More Humanity, Less Technology

A few recent experiences have spurred my thinking on the subject of humanity vs technology.  Some of this will seem inevitable and some of it will seem commonsense to you.  Some of it might even go against the grain of what you are currently working on right now.  My purpose is to get you thinking about how you go about your life using technology – by yourself and around others.

I am not sure if it’s just me but I feel we are starting the upswing on what will be viewed as the turning point in our society.  We will never have a “slower” life than we do today.   Cell phones allowing us to talk to and message anyone in the world was just the beginning of this movement.  Now, we have really powerful mobile computers in our pockets which basically bring the entire world to us – instantly – with a touch of a finger.  In a not so distant future we will be wearing these computers on our wrists (I hope not) or our faces with such innovations like Google Glass.  Will brain implants one day do away with any device or hardware required to access all the worlds information?

Fashion faux pas aside, I think these technical advancements are inevitable yet at the same time very scary.

What seems to bother me is what will happen to our humanity as all these technical advancements come into our lives.  We already deal with the quick “phone, text and email check” at the dinner table or during a conversation with someone else.
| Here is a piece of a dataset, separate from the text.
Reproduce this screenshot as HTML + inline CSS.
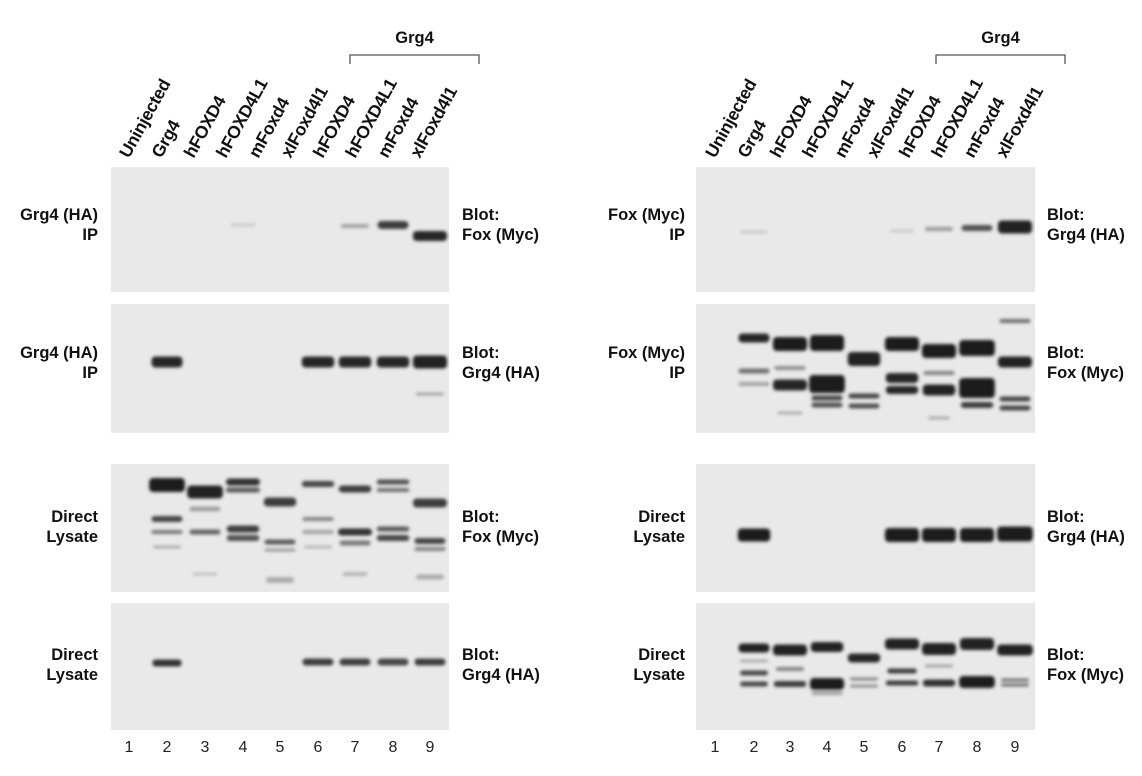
<!DOCTYPE html>
<html><head><meta charset="utf-8"><style>
body{margin:0;background:#fff;}
svg{display:block;font-family:"Liberation Sans",Arial,sans-serif;}
.b{font-weight:bold;font-size:16.5px;fill:#111;}
.h{font-weight:bold;font-size:17.5px;fill:#111;letter-spacing:-0.3px;}
.n{font-size:16px;fill:#222;}
</style></head><body>
<svg id="fig" width="1142" height="776" viewBox="0 0 1142 776">
<defs>
<filter id="blur" x="-20%" y="-100%" width="140%" height="300%"><feGaussianBlur stdDeviation="1.5"/></filter>
</defs>
<g id="root"></g>
</svg>
<script>
// lane labels
const laneNames = ["Uninjected","Grg4","hFOXD4","hFOXD4L1","mFoxd4","xlFoxd4l1","hFOXD4","hFOXD4L1","mFoxd4","xlFoxd4l1"];
const laneNumbers = ["1","2","3","4","5","6","7","8","9"];
const leftLaneX = [129,167,205,243,280,318,355,393,430];
const rightLaneX = [715,754,790,827,864,902,939,977,1015];
// band data: [lane, yOffsetFromPanelTop, thickness, intensity(0-1), widthScale]
const L1 = [[4,58,3,0.15,0.8],[7,59,4,0.35,0.9],[8,58,8,0.85,1],[9,69,10,0.95,1.1]];
const L2 = [[2,58,11,0.95,1],[6,58,11,0.95,1.05],[7,58,11,0.95,1.05],[8,58,11,0.95,1.05],[9,58,13,0.97,1.1],[9,90,3,0.35,0.9]];
const L3 = [[2,21,14,1,1.15],[2,55,6,0.8,1],[2,68,4,0.55,1],[2,83,3,0.3,0.9],
 [3,28,13,0.97,1.15],[3,45,5,0.35,1],[3,68,5,0.65,1],[3,110,3,0.2,0.8],
 [4,18,7,0.9,1.1],[4,26,5,0.7,1.1],[4,65,7,0.85,1.05],[4,74,6,0.75,1.05],
 [5,38,9,0.85,1.05],[5,78,5,0.7,1],[5,86,3,0.4,1],[5,116,6,0.3,0.9],
 [6,20,6,0.8,1.05],[6,55,4,0.5,1],[6,68,4,0.35,1],[6,83,3,0.25,0.9],
 [7,25,7,0.85,1.05],[7,68,7,0.9,1.1],[7,79,5,0.55,1],[7,110,4,0.25,0.8],
 [8,18,5,0.75,1.05],[8,26,4,0.6,1.05],[8,65,5,0.7,1.05],[8,74,6,0.8,1.05],
 [9,39,9,0.85,1.1],[9,77,6,0.8,1],[9,85,4,0.5,1],[9,113,5,0.3,0.9]];
const L4 = [[2,60,7,0.9,0.95],[6,59,7,0.85,1],[7,59,7,0.85,1],[8,59,7,0.8,1],[9,59,7,0.85,1]];
const R1 = [[2,65,3,0.15,0.9],[6,64,3,0.15,0.8],[7,62,4,0.4,0.9],[8,61,6,0.75,1],[9,60,13,0.97,1.1]];
const R2 = [[2,34,9,0.95,1],[2,67,5,0.6,1],[2,80,4,0.35,1],
 [3,40,14,1,1.1],[3,64,4,0.45,1],[3,81,11,0.95,1.1],[3,109,3,0.3,0.8],
 [4,39,16,1,1.1],[4,80,18,1,1.15],[4,94,5,0.8,1],[4,101,5,0.75,1],
 [5,55,14,0.97,1.05],[5,92,5,0.8,1],[5,102,5,0.75,1],
 [6,40,14,1,1.1],[6,74,10,0.95,1.05],[6,86,8,0.95,1.05],
 [7,47,14,1,1.1],[7,69,4,0.5,1],[7,86,11,0.97,1.05],[7,114,3,0.3,0.7],
 [8,44,16,1,1.15],[8,84,20,1,1.15],[8,101,6,0.85,1.05],
 [9,17,4,0.6,1],[9,58,11,0.97,1.1],[9,95,5,0.8,1],[9,104,5,0.8,1]];
const R3 = [[2,71,13,1,1.05],[6,71,14,1,1.1],[7,71,14,1,1.1],[8,71,14,1,1.1],[9,70,15,1,1.15]];
const R4 = [[2,45,9,0.97,1],[2,58,3,0.3,0.9],[2,70,5,0.8,0.9],[2,81,5,0.8,0.9],
 [3,47,11,0.97,1.1],[3,66,4,0.5,0.9],[3,81,6,0.85,1.05],
 [4,44,10,0.97,1.05],[4,81,12,1,1.1],[4,90,4,0.35,1],
 [5,55,9,0.95,1.05],[5,76,3,0.5,0.9],[5,83,3,0.45,0.9],
 [6,41,11,0.97,1.1],[6,68,5,0.85,0.95],[6,80,5,0.85,1.05],
 [7,46,12,0.97,1.1],[7,63,3,0.35,0.9],[7,80,7,0.9,1.05],
 [8,41,12,0.97,1.1],[8,79,12,1,1.15],
 [9,47,11,0.97,1.15],[9,77,3,0.6,0.9],[9,82,3,0.6,0.9]];

const NS="http://www.w3.org/2000/svg";
const root=document.getElementById('root');
function el(tag,attrs,parent){const e=document.createElementNS(NS,tag);for(const k in attrs)e.setAttribute(k,attrs[k]);(parent||root).appendChild(e);return e;}
function txt(x,y,s,cls,anchor,parent){const t=el('text',{x:x,y:y,class:cls,'text-anchor':anchor||'start'},parent);t.textContent=s;return t;}

function panel(x0,y0,w,h,bands,laneX,name){
  const g=el('g',{});
  
  
  el('rect',{x:x0,y:y0,width:w,height:h,fill:'#e9e9e9'},g);
  const bg=el('g',{filter:'url(#blur)'},g);
  bands.forEach(b=>{
    const cx=laneX[b[0]-1];const bw=31*b[4];
    const v=Math.round(233-(233-30)*b[3]);
    const r=el('rect',{x:cx-bw/2,y:y0+b[1]-b[2]/2,width:bw,height:b[2],rx:Math.min(b[2]/2,4),fill:`rgb(${v},${v},${v})`},bg);
    
    
  });
}
function side(x,y,lines,anchor,name){
  const g=el('g',{});
  
  
  lines.forEach((s,i)=>txt(x,y+i*20,s,'b',anchor,g));
}
function header(laneX,startX,bx0,bx1,side_){
  laneNames.forEach((s,i)=>{
    const x=startX+i*32.3;
    const t=el('text',{x:0,y:0,class:'h',transform:`translate(${x+5},159) rotate(-61)`});
    t.textContent=s;
    
    
  });
  const br=el('path',{d:`M${bx0} 64 V55 H${bx1} V64`,fill:'none',stroke:'#555','stroke-width':1.3});
  
  
  const gt=txt((bx0+bx1)/2,43,'Grg4','b','middle');
  
  
  laneNumbers.forEach((n,i)=>{
    const t=txt(laneX[i],752,n,'n','middle');
    
    
  });
}
panel(111,167,338,125,L1,leftLaneX,'left-ip-blot-fox');
panel(111,304,338,129,L2,leftLaneX,'left-ip-blot-grg4');
panel(111,464,338,128,L3,leftLaneX,'left-lysate-blot-fox');
panel(111,603,338,127,L4,leftLaneX,'left-lysate-blot-grg4');
panel(696,167,339,125,R1,rightLaneX,'right-ip-blot-grg4');
panel(696,304,339,129,R2,rightLaneX,'right-ip-blot-fox');
panel(696,464,339,128,R3,rightLaneX,'right-lysate-blot-grg4');
panel(696,603,339,127,R4,rightLaneX,'right-lysate-blot-fox');
header(leftLaneX,124,350,479,'left');
header(rightLaneX,710,936,1065,'right');
side(98,220,['Grg4 (HA)','IP'],'end','left-row1-label');
side(98,358,['Grg4 (HA)','IP'],'end','left-row2-label');
side(98,522,['Direct','Lysate'],'end','left-row3-label');
side(98,660,['Direct','Lysate'],'end','left-row4-label');
side(462,220,['Blot:','Fox (Myc)'],'start','left-row1-blot');
side(462,358,['Blot:','Grg4 (HA)'],'start','left-row2-blot');
side(462,522,['Blot:','Fox (Myc)'],'start','left-row3-blot');
side(462,660,['Blot:','Grg4 (HA)'],'start','left-row4-blot');
side(685,220,['Fox (Myc)','IP'],'end','right-row1-label');
side(685,358,['Fox (Myc)','IP'],'end','right-row2-label');
side(685,522,['Direct','Lysate'],'end','right-row3-label');
side(685,660,['Direct','Lysate'],'end','right-row4-label');
side(1047,220,['Blot:','Grg4 (HA)'],'start','right-row1-blot');
side(1047,358,['Blot:','Fox (Myc)'],'start','right-row2-blot');
side(1047,522,['Blot:','Grg4 (HA)'],'start','right-row3-blot');
side(1047,660,['Blot:','Fox (Myc)'],'start','right-row4-blot');
</script>
</body></html>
Is it lost on our society that this action is actually quite rude to the other person you are sitting with?  I know I am guilty of frequently swiping my iPhone and seeing what I missed over the last 5 or 10 minutes.  In reality, it simply says to the other person, “you are not very important to me and I am wondering what other bits of information I can quickly scan to keep my attention.”

What will happen when we were a pair of glasses with a screen ever-present right in front of us?

I am afraid we, as a society, are not prepared for this use of technology.  Socialogically, we are trained to observe people and gauge them via non-verbal cues as to how we are connecting with them.  Are they threatened, scared, turned on, tuned out, distracted, interested, ect…   The human eyes/mind/body instantly calculates all these millions of inputs and tells us what is going on within this specific human interaction.  We live our lives on non-verbal human cues.

These thoughts hit my mind the other day as I read an interesting article in the New York Times with the idea that Friends don’t let friends lose their capacity for humanity.  It raises the same alarming points I am mentioning here.

Ironically, as tech advances to help us “connect” with others we seem to be moving farther away from actually connecting with them – on a human level.  Does a text message saying “hi” do more than a slightly extended eye-gaze between two interested individuals?  Absolutely not.  I can learn more in 2 seconds looking at woman than 100 text messages sent from her iPhone.  All those text messages just create more questions and uncertainty between the two people.

The second experience happened yesterday as I was chatting with friend.  She mentioned how she was a natural introvert and she really needed to get out more, get away from her monitor and into social situations more often.  According to her she has a tendancy to lose track of time when she gets into her work and feels more at home in front of the screen.

I understand what see is saying but I also counter with the fact that she actually feels more at home across the table from me looking into a human eye and enjoying a face to face chat.  That is why she said she needs it more often.  There are just certain things we see/say/do which will never be replaced with technology.  Even Skyping with others doesn’t actually feed our appetites for human connection.  Like it or not you are addicted to dopamine – a chemical released when you interact with other human beings – and you will withdraw from society if you do not get enough on a consistent basis.

All this has me thinking deeper on what technology means for us humans and how we should use it in our daily lives.  More interesting is the fact that as time goes on and technology continues to move us “forward” we will actually desire more of these authentically human encounters.

Our society depends on it.

As I continue my path in the technology sector and build experiences around the web and mobile devices I make sure I keep one foot firmly planted in the area of Humanity so I don’t end up losing it.  I hope others do too, it would be a shame if we all just ended up always looking down at our mobile devices tweeting about the fact that we are feeling alone in a crowd.